Find the Natural Groups

Clustering — unsupervised discovery of structure in unlabelled data

↓

1

The Problem

An e-commerce company has 1 million customers but no labels. Can we find natural groups of similar customers — high-value loyal buyers, one-time discount hunters — without anyone telling us the groups exist?

Unsupervised challenge

•No labels — only features
•Unknown number of groups
•No "correct" answer to evaluate against

Use RFM features: Recency, Frequency, Monetary value — classic clustering features for retail segmentation.
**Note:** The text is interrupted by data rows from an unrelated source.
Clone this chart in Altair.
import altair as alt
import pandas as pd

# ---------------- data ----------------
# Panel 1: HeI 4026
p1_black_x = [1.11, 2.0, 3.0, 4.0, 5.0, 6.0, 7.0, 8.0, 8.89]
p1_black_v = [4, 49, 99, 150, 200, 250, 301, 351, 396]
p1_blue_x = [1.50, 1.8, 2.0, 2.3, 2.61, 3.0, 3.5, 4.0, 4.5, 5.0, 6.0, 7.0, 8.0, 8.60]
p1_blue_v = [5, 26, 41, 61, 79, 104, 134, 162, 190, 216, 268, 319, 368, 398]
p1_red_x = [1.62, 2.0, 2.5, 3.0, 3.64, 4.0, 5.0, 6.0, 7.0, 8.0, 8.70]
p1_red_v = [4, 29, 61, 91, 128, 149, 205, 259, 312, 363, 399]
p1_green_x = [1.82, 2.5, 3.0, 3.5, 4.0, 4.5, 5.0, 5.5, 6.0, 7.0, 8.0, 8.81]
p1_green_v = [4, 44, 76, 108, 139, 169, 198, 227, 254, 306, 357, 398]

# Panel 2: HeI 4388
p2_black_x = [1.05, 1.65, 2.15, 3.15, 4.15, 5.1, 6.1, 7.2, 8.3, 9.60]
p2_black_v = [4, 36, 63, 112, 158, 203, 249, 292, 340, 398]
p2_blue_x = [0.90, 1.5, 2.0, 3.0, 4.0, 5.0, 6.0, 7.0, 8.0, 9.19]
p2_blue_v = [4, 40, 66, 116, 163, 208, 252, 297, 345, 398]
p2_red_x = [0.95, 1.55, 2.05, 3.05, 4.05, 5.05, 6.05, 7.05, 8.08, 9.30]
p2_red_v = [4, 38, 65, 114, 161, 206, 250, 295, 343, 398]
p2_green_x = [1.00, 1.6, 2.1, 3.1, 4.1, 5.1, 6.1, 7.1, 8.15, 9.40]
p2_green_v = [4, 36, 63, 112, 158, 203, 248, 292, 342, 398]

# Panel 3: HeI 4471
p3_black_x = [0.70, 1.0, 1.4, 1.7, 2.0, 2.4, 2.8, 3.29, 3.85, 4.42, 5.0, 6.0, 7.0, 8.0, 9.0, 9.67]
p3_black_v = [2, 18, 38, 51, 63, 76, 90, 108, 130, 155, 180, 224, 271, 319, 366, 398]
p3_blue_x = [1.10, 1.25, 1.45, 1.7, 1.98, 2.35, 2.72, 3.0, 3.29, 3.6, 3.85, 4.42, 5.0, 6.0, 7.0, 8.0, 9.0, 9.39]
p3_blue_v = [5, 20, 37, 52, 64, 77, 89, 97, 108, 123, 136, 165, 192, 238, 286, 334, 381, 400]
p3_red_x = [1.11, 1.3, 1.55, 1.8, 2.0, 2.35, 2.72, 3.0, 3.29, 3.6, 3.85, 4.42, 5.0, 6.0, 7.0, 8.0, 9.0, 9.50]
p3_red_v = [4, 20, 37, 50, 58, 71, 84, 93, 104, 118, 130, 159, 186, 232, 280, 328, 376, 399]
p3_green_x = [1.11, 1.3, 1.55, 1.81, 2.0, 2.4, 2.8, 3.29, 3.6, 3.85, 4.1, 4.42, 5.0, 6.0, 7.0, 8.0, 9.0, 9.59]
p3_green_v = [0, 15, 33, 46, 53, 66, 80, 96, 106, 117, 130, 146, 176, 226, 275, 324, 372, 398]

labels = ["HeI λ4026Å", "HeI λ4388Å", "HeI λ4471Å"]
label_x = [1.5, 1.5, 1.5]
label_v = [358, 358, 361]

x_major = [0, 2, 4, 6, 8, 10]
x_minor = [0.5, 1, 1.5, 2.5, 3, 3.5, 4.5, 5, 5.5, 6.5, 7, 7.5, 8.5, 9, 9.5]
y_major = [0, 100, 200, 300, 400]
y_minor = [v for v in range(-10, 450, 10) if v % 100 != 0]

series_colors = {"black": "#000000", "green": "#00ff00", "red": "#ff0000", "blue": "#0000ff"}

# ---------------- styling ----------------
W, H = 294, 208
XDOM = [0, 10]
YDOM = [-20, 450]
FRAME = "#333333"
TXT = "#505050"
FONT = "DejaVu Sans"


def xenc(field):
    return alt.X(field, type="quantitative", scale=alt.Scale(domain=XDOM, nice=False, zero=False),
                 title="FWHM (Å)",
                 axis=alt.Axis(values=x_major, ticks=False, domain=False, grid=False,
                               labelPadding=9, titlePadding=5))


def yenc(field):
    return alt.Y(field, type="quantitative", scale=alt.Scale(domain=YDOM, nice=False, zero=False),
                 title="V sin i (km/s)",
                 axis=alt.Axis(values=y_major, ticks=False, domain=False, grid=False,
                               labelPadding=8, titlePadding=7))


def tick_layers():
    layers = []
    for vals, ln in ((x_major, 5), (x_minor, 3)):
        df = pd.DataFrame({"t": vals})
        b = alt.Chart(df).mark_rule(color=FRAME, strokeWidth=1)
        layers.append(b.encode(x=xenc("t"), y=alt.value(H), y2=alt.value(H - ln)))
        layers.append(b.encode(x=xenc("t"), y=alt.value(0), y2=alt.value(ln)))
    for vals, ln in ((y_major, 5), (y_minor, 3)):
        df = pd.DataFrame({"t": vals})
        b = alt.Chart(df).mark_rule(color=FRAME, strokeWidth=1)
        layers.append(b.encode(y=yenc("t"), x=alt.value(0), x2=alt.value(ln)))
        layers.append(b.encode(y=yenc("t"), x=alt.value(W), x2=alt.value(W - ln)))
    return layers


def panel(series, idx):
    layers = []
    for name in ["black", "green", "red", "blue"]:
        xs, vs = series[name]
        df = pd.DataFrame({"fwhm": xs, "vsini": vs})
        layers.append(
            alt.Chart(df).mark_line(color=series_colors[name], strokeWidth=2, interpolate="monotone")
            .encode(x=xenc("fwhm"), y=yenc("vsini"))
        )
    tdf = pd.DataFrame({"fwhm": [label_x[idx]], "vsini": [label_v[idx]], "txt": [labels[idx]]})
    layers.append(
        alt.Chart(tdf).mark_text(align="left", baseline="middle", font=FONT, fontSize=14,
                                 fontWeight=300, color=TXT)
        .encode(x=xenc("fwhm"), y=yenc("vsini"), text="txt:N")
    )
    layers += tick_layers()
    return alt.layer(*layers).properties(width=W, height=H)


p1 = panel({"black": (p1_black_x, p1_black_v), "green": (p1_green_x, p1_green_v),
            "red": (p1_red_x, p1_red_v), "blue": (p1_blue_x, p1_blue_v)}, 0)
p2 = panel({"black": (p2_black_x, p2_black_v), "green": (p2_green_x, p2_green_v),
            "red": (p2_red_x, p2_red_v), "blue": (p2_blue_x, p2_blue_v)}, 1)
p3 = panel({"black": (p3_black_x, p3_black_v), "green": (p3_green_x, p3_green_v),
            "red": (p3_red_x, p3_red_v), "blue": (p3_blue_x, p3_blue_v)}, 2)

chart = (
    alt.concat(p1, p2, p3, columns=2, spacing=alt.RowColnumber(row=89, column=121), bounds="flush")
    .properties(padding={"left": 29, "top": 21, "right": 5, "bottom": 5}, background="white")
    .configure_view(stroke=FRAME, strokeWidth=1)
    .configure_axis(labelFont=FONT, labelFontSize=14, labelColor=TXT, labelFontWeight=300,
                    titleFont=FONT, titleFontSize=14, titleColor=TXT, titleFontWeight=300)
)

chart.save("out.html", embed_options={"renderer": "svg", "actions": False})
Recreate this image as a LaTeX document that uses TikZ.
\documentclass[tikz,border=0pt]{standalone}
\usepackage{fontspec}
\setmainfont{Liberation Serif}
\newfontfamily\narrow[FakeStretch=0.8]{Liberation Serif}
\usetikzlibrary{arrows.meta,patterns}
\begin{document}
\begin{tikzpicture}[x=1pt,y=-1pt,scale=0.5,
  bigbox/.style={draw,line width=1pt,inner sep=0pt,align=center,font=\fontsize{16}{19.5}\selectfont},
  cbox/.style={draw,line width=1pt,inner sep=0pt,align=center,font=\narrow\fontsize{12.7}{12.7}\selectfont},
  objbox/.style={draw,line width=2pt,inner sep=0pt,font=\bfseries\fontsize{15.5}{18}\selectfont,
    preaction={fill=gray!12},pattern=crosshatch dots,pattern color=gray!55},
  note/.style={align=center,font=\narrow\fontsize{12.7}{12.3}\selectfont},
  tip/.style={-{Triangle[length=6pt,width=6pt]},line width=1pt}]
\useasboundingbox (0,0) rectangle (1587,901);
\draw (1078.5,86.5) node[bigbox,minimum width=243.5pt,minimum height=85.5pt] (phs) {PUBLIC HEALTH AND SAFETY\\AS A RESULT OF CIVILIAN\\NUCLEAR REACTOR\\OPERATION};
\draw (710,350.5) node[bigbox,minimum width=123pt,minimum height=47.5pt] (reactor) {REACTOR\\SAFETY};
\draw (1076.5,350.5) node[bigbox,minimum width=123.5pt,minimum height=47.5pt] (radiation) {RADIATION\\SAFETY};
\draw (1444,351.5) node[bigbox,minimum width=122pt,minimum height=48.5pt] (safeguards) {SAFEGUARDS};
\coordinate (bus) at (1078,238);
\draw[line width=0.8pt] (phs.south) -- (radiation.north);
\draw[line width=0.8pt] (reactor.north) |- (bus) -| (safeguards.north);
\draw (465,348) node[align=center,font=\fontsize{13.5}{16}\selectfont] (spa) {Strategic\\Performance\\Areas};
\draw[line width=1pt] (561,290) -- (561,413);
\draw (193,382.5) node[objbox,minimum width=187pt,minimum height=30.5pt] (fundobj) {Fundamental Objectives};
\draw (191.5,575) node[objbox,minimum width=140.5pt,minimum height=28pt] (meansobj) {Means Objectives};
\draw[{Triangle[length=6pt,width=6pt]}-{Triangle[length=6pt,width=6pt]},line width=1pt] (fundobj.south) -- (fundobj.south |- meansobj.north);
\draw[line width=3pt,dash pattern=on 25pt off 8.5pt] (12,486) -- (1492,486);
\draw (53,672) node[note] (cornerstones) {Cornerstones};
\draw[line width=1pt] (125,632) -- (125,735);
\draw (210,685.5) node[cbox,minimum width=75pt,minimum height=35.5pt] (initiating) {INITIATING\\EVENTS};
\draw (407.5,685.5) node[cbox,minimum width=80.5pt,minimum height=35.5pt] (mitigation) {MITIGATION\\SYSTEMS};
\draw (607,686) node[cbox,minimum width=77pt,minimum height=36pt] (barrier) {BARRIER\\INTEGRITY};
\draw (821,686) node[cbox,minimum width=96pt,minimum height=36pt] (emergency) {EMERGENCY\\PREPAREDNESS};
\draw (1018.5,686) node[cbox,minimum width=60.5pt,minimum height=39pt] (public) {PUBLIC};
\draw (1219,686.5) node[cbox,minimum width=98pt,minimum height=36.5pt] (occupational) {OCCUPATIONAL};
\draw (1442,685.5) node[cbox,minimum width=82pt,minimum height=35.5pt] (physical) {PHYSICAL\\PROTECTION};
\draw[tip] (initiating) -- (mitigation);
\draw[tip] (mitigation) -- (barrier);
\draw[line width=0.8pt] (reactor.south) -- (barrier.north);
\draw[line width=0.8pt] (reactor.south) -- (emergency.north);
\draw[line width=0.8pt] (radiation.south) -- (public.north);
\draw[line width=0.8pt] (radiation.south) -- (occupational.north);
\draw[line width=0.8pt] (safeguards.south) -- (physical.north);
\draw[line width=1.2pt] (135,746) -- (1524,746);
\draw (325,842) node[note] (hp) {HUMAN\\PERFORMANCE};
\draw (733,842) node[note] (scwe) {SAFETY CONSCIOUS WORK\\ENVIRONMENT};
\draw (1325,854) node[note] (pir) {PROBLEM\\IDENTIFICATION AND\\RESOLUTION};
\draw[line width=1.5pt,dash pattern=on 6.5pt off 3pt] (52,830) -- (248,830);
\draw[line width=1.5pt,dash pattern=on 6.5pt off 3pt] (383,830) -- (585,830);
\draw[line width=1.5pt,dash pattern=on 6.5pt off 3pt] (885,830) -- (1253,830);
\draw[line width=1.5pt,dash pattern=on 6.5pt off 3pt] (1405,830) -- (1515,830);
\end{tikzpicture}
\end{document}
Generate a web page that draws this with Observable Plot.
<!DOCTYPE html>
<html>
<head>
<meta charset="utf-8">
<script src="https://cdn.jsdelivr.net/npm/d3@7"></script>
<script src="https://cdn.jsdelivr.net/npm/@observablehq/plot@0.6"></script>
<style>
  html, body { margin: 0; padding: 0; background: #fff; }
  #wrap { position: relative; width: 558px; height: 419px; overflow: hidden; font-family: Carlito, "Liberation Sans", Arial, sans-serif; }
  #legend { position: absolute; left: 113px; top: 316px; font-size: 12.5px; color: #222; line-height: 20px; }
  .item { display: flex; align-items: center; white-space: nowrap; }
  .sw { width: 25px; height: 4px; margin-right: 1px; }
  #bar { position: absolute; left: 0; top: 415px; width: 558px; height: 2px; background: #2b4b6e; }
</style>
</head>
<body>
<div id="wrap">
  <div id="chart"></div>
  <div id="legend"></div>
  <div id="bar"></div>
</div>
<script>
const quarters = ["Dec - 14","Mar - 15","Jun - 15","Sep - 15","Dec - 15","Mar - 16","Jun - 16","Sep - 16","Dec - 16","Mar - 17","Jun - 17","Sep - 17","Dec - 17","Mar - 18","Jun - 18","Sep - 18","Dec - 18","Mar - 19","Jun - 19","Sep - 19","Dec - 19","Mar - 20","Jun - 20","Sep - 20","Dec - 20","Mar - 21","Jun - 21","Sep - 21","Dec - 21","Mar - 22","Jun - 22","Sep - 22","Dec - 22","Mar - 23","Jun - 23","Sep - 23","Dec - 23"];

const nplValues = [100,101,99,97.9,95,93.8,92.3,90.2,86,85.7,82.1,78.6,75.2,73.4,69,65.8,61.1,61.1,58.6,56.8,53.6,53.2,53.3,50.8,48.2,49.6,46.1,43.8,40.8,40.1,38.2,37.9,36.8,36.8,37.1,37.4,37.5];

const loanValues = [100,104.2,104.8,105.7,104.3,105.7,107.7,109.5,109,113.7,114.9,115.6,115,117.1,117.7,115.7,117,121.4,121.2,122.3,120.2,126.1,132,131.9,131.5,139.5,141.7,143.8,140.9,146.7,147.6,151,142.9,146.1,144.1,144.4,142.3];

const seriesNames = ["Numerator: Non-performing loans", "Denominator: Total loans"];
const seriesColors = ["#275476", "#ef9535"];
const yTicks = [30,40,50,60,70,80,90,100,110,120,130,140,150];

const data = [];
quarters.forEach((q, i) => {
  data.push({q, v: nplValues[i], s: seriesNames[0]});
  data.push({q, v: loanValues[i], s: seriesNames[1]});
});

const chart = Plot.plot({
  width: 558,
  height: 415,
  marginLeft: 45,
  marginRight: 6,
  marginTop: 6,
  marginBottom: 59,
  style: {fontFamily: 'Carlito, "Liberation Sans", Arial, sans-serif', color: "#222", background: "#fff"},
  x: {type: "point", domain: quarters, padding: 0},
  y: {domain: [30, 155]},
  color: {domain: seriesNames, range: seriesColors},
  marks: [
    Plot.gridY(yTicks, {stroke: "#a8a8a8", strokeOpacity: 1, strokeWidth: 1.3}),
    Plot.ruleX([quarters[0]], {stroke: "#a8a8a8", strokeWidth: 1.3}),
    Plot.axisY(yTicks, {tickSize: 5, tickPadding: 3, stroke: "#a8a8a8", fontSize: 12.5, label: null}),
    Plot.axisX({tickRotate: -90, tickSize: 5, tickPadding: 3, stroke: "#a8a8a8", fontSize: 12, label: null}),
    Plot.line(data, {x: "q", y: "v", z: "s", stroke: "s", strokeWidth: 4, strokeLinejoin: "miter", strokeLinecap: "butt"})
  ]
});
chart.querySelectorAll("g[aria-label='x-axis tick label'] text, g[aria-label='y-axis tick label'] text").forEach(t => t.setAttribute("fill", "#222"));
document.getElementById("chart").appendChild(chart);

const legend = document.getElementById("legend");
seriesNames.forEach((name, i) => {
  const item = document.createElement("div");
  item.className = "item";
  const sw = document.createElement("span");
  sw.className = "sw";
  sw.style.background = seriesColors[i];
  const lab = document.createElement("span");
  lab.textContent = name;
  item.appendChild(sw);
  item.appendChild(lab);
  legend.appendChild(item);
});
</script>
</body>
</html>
"Clustering reveals the hidden architecture of your data — groups that didn't have names until the algorithm found them."

2

The Intuition

K-Means: place K centroids randomly, assign each point to nearest centroid, move each centroid to the mean of its points. Repeat until nothing moves. Simple, fast, effective.

1

Place K centroids at random positions

2

Assign each point to nearest centroid (Euclidean distance)

3

Move each centroid to the mean of its assigned points

3

Repeat 2–3 until centroids stop moving (convergence)

3

The Math

K-Means Objective (minimise within-cluster variance)

J = Σₖ Σₓ∈Cₖ ‖x − μₖ‖²

Silhouette Score (−1 to +1)

s = (b − a) / max(a, b)

a = mean intra-cluster distance, b = mean nearest-cluster distance

Elbow Method for K

Plot inertia (J) vs K. The "elbow" — where the curve bends — is the optimal K.

4

Assumptions & Pitfalls

K-Means assumes spherical clusters of equal size. Works badly on elongated or non-convex clusters. Use DBSCAN or GMM instead.

Sensitive to initialisation. Always use K-Means++ initialisation — it places centroids far apart initially, reducing bad local optima.

Scale your features. K-Means uses Euclidean distance. A feature measured in thousands will dominate. Always standardise first.

5

When to Use

Strengths

Fast and scalable (O(nkd) per iteration)
Simple and interpretable
Works well with compact spherical clusters
Good starting point for exploration

Limitations

Must specify K in advance
Assumes spherical clusters
Sensitive to outliers (they shift centroids)
Non-deterministic without fixed seed

Customer segmentation Document clustering Image compression Anomaly detection (pre-step)

Key Takeaways

Assign, Then Update

K-Means alternates between two simple steps until convergence. Each step provably decreases the objective — convergence is guaranteed.

Use Silhouette to Validate K

Silhouette score near +1 means well-separated clusters. Plot it vs K alongside the elbow curve before deciding.

DBSCAN for Arbitrary Shapes

When clusters aren't spherical, DBSCAN finds density-based clusters and labels outliers — no K needed.